A company that owns several of the most profitable institutions in Santa Cruz, yet doesn’t pay its workers enough to purchase fresh produce, should not hold sway over how their community feeds themselves.
The Beach Flats Community Garden is a verdant square in the quilt of the Beach Flats neighborhood, primarily home to Latinx immigrants. Gardeners use the space to grow vegetables and tough-to-find culinary herbs for their families and those in need. What started 25 years ago as a way to grow food has since cultivated community pride and cultural expression.

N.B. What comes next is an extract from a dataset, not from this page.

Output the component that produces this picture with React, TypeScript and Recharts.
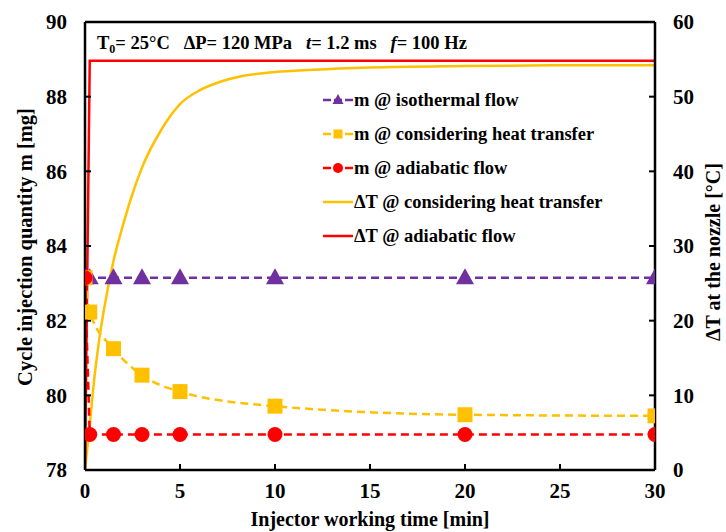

The Santa Cruz Seaside Company is a local titan that owns the Santa Cruz Beach Boardwalk and several other tourist traps around town. The company had leased the Beach Flats lot to the city for general use for a little over two decades. Recently, Seaside decided to reappropriate it to start a nursery for their own landscaping needs, destroying an entire community’s food system in the process.
Seaside’s timely reclamation of the plot is environmental racism, an insidious kind of institutional discrimination encompassing the frequent abuse of the environment around marginalized communities. This often happens due to lack of fair representation in local government or the community’s ability to fiscally resist hegemonic actions.
Beach Flats is something of a food desert. The closest affordable grocery store is Trader Joe’s, a twenty minute walk, but even that isn’t adequate for a family on a budget. Thanks to Seaside’s monopolization of the beachfront business area, access to a garden nearby has become a necessity for families in Beach Flats.
The ability to grow fresh food is an invaluable asset to a community severely threatened by encroaching gentrification. Seaside is a dangerously bloated company that, ethically, shouldn’t expand more than it already has. To take away the opportunity to garden from marginalized people would be another step toward erasure of the communities that make Santa Cruz the place it is.
Gentrification and increasing commodification of necessities are systematically pushing people of color out of Santa Cruz. When the city can’t even find a way to preserve one of its few community gardens, it has a lot to be ashamed of.
In 2016, the Santa Cruz City Council signed a three-year lease that turned 10,000 square feet of the lot over to the Seaside Company for its own discretion, leaving 16,000 square feet for the community. The company is vying for complete control of the garden by 2019.
Seaside promptly bulldozed its section of the garden, demolishing several mature fruit trees and nopales, or cactus pears, in the process — all of which were meant to be relocated to another part of the plot.
While it did not seize the whole plot, the company took a noticeable bite out of the garden. Seaside displaced the gardeners, then disrespected them by demolishing their hard work and leaving the land fallow. This sends a clear message to the residents of Beach Flats — nothing they grow, community or otherwise, is worth saving to the corporate interests that possess Santa Cruz.
Since the garden was bulldozed, sharing culturally relevant food has become not only a form of community building but also of both cultural and physical survival.
It is not by chance that the same company profiting off Santa Cruz’s constant stampede of tourists controls one of the only nearby spaces for respite from the Boardwalk’s nonsense. Nor is it chance that after 25 years of hard work sown in reconstruction, soil repair and unpaid labor by the local gardeners, the same company chooses now to reap the benefits. This is cold, calculated and predicated on the racist assumption that when people of color work, they work for others.
The citizens of Santa Cruz need to look beyond their personal investment in issues that affect their city. They need to start questioning the power of the Seaside Company and other local conglomerates and their role in city dynamics, and demand that they release excess land back for civic use.
Spreading awareness and information about the Beach Flats issue on social media and in person to other residents of Santa Cruz is vital. Exposure brings injustice into the limelight for the greater community who may not be aware of the struggle between this community and the monopoly of the Seaside Company. Petitions are circulating, and you can make a donation to the Coalition to Save the Beach Flats Garden or contact the Seaside Company as well as local government officials.
If Santa Cruz is going to talk a big game about locally sourced produce and organic farming practices, they better support it when it’s in their neighbors’ backyards.